## [Material]
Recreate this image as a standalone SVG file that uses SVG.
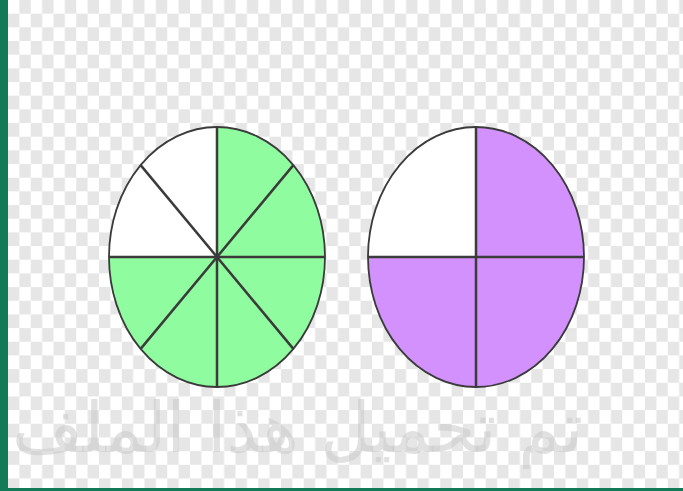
<svg xmlns="http://www.w3.org/2000/svg" width="683" height="491" viewBox="0 0 683 491">
  <style>
    .div { stroke: #3b3b3b; stroke-width: 2.5; fill: none; stroke-linecap: butt; }
    .rim { stroke: #3b3b3b; stroke-width: 1.8; fill: none; }
    .wm { font-family: "DejaVu Sans", sans-serif; font-size: 70px; fill: #c8c8c8; fill-opacity: 0.55; }
  </style>
  <defs>
    <pattern id="checker" patternUnits="userSpaceOnUse" x="8" y="0" width="22.75" height="27.34">
      <rect x="0" y="0" width="22.75" height="27.34" fill="#ffffff"/>
      <rect x="11.375" y="0" width="11.375" height="13.67" fill="#e6e6e6"/>
      <rect x="0" y="13.67" width="11.375" height="13.67" fill="#e6e6e6"/>
    </pattern>
  </defs>
  <rect x="0" y="0" width="683" height="491" fill="url(#checker)"/>

  <text class="wm" x="583" y="452" text-anchor="end" textLength="571" lengthAdjust="spacingAndGlyphs">تم تحميل هذا الملف</text>

  <rect x="0" y="0" width="8" height="491" fill="#127a56"/>
  <rect x="0" y="488" width="683" height="3" fill="#127a56"/>

  <g id="pie-eighths">
    <ellipse cx="217" cy="257" rx="108" ry="130" fill="#8ffc9f"/>
    <path d="M217 257 L217 127 A108 130 0 0 0 109 257 Z" fill="#ffffff"/>
    <line class="div" x1="217" y1="127" x2="217" y2="387"/>
    <line class="div" x1="109" y1="257" x2="325" y2="257"/>
    <line class="div" x1="140.63" y1="165.08" x2="293.37" y2="348.92"/>
    <line class="div" x1="293.37" y1="165.08" x2="140.63" y2="348.92"/>
    <ellipse class="rim" cx="217" cy="257" rx="108" ry="130"/>
  </g>

  <g id="pie-quarters">
    <ellipse cx="476" cy="257" rx="108" ry="130" fill="#d391fd"/>
    <path d="M476 257 L476 127 A108 130 0 0 0 368 257 Z" fill="#ffffff"/>
    <line class="div" x1="476" y1="127" x2="476" y2="387"/>
    <line class="div" x1="368" y1="257" x2="584" y2="257"/>
    <ellipse class="rim" cx="476" cy="257" rx="108" ry="130"/>
  </g>

  <g id="connectors"></g>
</svg>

## [Short exercise]
Reproduce the listing above exactly, excluding all pictures.

## [Answer to the problem]
Recreate this image as a standalone SVG file that uses SVG.
<svg xmlns="http://www.w3.org/2000/svg" width="683" height="491" viewBox="0 0 683 491">
  <style>
    .div { stroke: #3b3b3b; stroke-width: 2.5; fill: none; stroke-linecap: butt; }
    .rim { stroke: #3b3b3b; stroke-width: 1.8; fill: none; }
    .wm { font-family: "DejaVu Sans", sans-serif; font-size: 70px; fill: #c8c8c8; fill-opacity: 0.55; }
  </style>
  <defs>
    <pattern id="checker" patternUnits="userSpaceOnUse" x="8" y="0" width="22.75" height="27.34">
      <rect x="0" y="0" width="22.75" height="27.34" fill="#ffffff"/>
      <rect x="11.375" y="0" width="11.375" height="13.67" fill="#e6e6e6"/>
      <rect x="0" y="13.67" width="11.375" height="13.67" fill="#e6e6e6"/>
    </pattern>
  </defs>
  <rect x="0" y="0" width="683" height="491" fill="url(#checker)"/>

  <text class="wm" x="583" y="452" text-anchor="end" textLength="571" lengthAdjust="spacingAndGlyphs">تم تحميل هذا الملف</text>

  <rect x="0" y="0" width="8" height="491" fill="#127a56"/>
  <rect x="0" y="488" width="683" height="3" fill="#127a56"/>

  <g id="pie-eighths">
    <ellipse cx="217" cy="257" rx="108" ry="130" fill="#8ffc9f"/>
    <path d="M217 257 L217 127 A108 130 0 0 0 109 257 Z" fill="#ffffff"/>
    <line class="div" x1="217" y1="127" x2="217" y2="387"/>
    <line class="div" x1="109" y1="257" x2="325" y2="257"/>
    <line class="div" x1="140.63" y1="165.08" x2="293.37" y2="348.92"/>
    <line class="div" x1="293.37" y1="165.08" x2="140.63" y2="348.92"/>
    <ellipse class="rim" cx="217" cy="257" rx="108" ry="130"/>
  </g>

  <g id="pie-quarters">
    <ellipse cx="476" cy="257" rx="108" ry="130" fill="#d391fd"/>
    <path d="M476 257 L476 127 A108 130 0 0 0 368 257 Z" fill="#ffffff"/>
    <line class="div" x1="476" y1="127" x2="476" y2="387"/>
    <line class="div" x1="368" y1="257" x2="584" y2="257"/>
    <ellipse class="rim" cx="476" cy="257" rx="108" ry="130"/>
  </g>

  <g id="connectors"></g>
</svg>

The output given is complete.